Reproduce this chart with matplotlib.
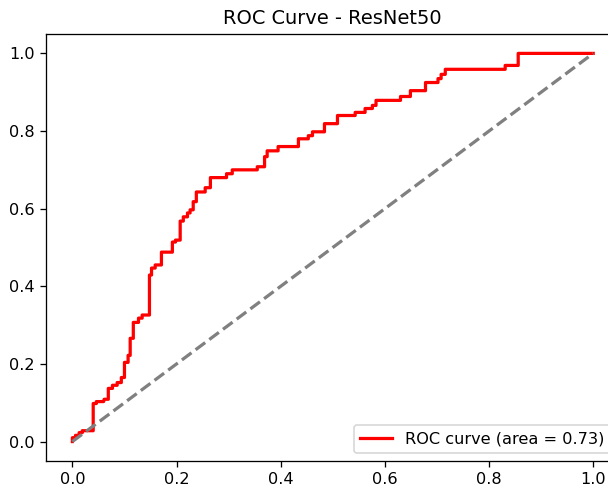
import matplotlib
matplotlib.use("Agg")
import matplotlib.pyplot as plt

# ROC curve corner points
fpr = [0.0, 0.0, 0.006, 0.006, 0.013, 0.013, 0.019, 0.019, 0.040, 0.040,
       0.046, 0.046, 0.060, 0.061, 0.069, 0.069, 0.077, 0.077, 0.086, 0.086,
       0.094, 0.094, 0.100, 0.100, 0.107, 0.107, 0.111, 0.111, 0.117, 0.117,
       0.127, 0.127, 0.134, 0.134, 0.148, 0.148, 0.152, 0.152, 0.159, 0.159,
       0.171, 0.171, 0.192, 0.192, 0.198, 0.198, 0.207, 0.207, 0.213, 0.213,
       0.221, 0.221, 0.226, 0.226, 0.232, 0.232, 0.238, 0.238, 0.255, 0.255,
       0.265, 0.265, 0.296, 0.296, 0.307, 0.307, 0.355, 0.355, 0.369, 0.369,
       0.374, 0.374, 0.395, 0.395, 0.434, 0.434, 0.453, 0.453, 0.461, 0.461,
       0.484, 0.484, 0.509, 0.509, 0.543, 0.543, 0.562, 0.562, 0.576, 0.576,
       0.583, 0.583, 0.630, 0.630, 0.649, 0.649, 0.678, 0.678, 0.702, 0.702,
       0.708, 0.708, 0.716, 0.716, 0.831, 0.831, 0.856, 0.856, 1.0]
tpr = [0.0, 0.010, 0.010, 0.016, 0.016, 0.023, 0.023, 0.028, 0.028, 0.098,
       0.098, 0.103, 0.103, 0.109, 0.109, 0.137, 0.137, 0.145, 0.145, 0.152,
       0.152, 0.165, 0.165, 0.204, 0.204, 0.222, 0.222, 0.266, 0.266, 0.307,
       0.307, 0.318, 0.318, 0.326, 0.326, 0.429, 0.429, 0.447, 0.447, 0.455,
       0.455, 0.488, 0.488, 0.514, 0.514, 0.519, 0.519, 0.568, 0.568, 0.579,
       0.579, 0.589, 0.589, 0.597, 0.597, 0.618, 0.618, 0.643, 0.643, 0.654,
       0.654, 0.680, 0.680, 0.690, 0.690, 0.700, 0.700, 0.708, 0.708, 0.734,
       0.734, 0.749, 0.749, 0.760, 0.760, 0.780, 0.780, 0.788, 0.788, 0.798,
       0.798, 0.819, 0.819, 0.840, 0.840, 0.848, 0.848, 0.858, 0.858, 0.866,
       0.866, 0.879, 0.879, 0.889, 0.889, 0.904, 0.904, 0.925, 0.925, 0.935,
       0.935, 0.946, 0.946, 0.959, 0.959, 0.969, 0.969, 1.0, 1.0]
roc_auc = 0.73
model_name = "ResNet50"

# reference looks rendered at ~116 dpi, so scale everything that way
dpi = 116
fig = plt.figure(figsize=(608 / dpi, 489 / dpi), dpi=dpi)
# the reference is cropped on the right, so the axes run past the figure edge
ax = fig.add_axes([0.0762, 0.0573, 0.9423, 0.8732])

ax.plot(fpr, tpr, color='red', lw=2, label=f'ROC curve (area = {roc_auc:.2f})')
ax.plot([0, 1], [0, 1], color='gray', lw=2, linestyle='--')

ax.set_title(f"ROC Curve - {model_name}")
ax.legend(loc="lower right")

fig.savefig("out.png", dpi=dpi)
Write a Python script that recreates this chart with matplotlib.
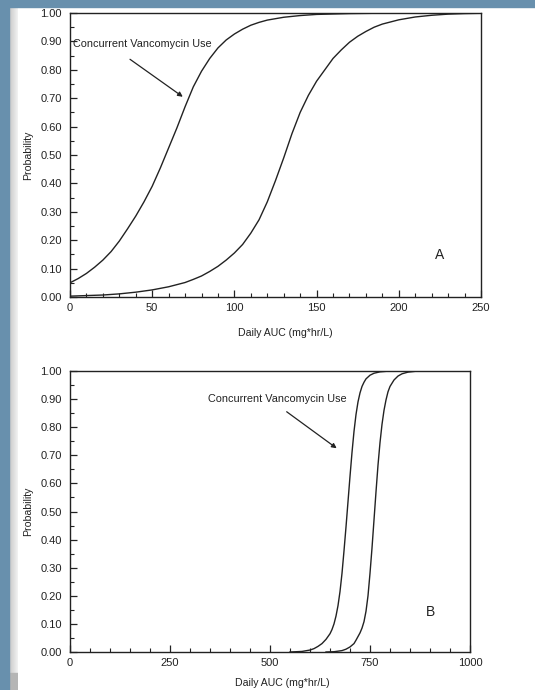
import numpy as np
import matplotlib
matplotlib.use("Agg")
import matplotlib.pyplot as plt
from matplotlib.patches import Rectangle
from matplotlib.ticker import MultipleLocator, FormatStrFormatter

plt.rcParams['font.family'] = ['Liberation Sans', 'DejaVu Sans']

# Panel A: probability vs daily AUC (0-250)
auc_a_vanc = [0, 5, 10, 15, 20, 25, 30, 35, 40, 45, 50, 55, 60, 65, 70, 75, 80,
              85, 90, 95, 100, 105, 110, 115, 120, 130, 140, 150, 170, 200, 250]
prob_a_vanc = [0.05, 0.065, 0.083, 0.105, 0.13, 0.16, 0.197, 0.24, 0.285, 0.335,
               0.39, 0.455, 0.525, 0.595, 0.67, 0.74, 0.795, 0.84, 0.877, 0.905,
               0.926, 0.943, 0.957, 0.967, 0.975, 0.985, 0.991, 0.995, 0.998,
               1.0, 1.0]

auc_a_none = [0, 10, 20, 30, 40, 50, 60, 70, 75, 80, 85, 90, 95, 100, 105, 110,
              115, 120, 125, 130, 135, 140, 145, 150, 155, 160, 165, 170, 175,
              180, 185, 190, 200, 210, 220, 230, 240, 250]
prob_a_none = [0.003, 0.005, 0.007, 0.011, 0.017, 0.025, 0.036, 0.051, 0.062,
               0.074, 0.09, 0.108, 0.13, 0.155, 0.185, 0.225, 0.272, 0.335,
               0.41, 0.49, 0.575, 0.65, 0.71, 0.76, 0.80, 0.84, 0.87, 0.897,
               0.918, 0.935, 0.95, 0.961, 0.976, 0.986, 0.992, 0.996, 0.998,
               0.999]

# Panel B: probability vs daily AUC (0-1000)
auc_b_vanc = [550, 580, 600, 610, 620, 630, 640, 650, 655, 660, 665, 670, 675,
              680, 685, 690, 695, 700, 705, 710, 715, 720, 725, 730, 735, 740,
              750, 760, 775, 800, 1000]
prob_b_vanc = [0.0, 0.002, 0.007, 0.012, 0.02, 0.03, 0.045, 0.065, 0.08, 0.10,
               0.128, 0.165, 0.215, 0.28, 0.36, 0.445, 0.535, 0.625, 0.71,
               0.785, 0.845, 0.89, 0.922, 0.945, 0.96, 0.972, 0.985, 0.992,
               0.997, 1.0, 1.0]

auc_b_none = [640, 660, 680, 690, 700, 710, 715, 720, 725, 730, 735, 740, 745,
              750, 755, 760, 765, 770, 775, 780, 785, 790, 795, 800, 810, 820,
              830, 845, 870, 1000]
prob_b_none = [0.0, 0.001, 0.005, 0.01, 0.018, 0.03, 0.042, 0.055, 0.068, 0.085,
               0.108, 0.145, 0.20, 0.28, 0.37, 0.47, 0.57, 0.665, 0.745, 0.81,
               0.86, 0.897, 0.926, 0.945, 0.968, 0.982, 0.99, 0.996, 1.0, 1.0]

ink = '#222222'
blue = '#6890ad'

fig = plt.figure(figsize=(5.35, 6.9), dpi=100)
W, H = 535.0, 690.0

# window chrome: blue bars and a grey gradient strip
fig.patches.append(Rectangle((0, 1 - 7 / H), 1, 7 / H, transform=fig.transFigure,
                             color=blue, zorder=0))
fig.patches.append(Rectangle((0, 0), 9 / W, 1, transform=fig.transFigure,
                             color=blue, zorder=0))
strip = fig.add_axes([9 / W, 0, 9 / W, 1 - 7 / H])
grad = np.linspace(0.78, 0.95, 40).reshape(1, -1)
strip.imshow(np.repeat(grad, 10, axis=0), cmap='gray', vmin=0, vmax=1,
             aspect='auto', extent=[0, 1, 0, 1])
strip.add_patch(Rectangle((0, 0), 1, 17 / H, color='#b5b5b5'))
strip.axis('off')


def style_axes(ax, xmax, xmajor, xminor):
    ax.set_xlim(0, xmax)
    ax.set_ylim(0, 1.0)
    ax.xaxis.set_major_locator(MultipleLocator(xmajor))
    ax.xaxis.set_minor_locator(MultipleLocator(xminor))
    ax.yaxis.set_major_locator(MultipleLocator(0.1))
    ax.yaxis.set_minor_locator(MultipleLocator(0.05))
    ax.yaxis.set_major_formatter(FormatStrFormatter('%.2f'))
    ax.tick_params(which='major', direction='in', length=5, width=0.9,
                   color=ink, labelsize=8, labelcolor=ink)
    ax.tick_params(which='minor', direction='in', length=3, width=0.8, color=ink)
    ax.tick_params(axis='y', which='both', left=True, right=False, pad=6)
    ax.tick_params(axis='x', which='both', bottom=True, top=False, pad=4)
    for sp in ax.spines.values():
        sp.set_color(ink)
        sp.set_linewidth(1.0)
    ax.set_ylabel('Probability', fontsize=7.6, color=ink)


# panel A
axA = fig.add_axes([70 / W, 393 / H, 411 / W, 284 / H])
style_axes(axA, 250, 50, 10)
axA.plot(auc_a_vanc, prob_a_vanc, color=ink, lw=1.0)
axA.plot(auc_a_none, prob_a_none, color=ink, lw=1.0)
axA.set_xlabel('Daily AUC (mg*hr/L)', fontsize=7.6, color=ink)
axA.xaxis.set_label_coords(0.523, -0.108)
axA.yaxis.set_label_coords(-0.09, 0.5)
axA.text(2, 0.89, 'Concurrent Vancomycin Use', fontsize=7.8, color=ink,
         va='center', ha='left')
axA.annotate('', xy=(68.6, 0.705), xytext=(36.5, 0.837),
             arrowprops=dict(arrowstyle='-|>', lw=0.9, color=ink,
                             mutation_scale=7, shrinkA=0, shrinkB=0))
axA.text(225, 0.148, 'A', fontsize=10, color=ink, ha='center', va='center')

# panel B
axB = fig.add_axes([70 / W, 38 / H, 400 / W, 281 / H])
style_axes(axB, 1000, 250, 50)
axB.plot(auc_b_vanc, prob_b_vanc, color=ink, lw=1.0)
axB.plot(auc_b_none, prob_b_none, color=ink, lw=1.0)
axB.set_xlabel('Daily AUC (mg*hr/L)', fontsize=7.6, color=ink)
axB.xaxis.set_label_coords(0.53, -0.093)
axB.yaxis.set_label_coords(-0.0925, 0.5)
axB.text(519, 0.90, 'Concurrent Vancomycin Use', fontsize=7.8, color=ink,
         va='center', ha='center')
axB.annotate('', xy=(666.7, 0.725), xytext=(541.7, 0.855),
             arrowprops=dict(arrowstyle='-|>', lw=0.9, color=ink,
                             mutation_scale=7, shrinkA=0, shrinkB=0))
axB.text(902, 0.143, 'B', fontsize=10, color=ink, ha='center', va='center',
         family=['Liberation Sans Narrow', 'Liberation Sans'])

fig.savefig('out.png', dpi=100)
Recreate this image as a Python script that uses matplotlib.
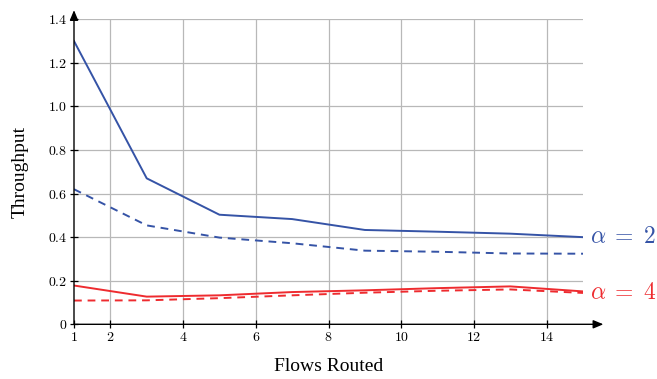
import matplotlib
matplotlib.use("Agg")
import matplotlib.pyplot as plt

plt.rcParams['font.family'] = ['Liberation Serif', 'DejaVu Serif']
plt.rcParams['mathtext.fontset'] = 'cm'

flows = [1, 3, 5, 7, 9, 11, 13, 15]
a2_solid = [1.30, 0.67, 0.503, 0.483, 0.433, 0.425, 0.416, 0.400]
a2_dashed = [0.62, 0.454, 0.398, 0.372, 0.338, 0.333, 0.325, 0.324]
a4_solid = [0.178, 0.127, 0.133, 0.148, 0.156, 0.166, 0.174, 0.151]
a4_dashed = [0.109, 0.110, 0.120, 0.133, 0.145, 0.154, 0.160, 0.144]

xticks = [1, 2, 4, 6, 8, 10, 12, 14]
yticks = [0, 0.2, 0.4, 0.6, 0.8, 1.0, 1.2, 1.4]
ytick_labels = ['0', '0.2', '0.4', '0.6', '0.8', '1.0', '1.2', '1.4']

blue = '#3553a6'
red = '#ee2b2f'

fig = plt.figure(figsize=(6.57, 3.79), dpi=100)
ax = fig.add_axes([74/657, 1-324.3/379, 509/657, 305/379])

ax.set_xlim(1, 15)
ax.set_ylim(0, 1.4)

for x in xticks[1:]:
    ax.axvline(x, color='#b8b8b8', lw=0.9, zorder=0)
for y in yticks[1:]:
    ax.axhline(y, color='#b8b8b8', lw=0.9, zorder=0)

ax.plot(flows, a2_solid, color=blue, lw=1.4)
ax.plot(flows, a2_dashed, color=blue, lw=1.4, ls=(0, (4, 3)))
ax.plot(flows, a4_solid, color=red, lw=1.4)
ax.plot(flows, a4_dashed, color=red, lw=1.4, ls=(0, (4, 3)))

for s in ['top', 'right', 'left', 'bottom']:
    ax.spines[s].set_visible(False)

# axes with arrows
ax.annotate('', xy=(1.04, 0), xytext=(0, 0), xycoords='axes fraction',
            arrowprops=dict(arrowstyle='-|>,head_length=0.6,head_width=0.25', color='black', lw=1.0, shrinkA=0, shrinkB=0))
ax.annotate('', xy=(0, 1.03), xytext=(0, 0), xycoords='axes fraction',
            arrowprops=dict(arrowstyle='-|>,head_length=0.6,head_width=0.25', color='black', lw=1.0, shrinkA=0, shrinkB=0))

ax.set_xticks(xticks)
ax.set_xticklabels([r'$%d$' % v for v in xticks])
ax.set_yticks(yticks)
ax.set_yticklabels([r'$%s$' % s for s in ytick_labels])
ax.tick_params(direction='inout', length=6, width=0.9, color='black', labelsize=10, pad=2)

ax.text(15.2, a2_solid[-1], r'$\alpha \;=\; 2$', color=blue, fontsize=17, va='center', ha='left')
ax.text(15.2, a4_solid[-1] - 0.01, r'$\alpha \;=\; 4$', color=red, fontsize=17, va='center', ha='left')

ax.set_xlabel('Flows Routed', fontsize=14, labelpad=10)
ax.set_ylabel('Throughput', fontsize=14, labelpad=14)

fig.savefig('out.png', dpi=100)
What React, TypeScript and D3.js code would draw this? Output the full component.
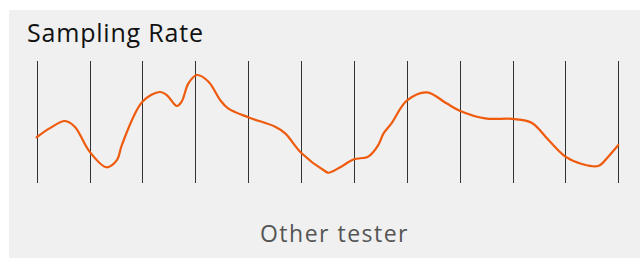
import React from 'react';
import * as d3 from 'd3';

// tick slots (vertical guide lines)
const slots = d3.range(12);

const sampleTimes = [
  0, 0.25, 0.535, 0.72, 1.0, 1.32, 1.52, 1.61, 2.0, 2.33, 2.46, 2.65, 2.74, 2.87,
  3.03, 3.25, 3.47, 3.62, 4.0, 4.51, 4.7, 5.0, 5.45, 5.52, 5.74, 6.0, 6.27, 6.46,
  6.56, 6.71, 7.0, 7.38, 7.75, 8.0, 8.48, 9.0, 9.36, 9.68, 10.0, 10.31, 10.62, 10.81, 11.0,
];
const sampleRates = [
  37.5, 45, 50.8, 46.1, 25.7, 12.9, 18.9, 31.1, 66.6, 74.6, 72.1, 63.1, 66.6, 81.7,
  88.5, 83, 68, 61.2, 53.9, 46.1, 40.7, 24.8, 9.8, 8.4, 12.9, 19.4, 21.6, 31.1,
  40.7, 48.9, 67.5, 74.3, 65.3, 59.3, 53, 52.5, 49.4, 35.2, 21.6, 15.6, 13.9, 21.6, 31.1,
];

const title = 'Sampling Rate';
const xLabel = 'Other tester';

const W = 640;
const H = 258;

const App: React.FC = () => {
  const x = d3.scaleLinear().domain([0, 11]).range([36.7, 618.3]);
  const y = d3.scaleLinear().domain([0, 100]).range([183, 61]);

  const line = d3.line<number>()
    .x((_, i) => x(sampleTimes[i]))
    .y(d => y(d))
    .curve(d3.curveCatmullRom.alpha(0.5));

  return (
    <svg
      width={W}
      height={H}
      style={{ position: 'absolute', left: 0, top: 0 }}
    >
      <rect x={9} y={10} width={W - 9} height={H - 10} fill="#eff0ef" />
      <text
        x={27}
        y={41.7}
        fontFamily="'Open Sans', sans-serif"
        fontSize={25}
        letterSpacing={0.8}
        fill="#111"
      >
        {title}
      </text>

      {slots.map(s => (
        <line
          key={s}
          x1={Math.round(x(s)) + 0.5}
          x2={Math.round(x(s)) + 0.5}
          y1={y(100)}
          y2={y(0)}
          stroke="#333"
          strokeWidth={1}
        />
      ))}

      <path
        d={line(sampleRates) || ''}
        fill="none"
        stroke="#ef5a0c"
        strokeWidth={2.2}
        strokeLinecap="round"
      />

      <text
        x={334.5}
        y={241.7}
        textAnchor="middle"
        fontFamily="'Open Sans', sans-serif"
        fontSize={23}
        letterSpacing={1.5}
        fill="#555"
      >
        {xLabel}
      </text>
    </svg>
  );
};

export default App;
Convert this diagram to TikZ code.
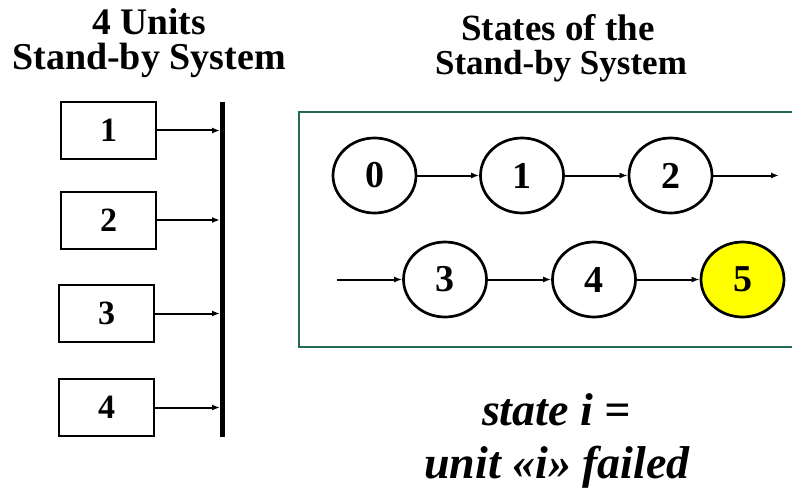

-=-=-=-=-

Your instructions =>
Lines that hold the word "this" are the ones to return, every one of them.

Full answer =>
Reproduce this chart with matplotlib.
Write a Python script that recreates this chart with matplotlib.
Recreate this image as a Python script that uses matplotlib.
What React, TypeScript and D3.js code would draw this? Output the full component.
Convert this diagram to TikZ code.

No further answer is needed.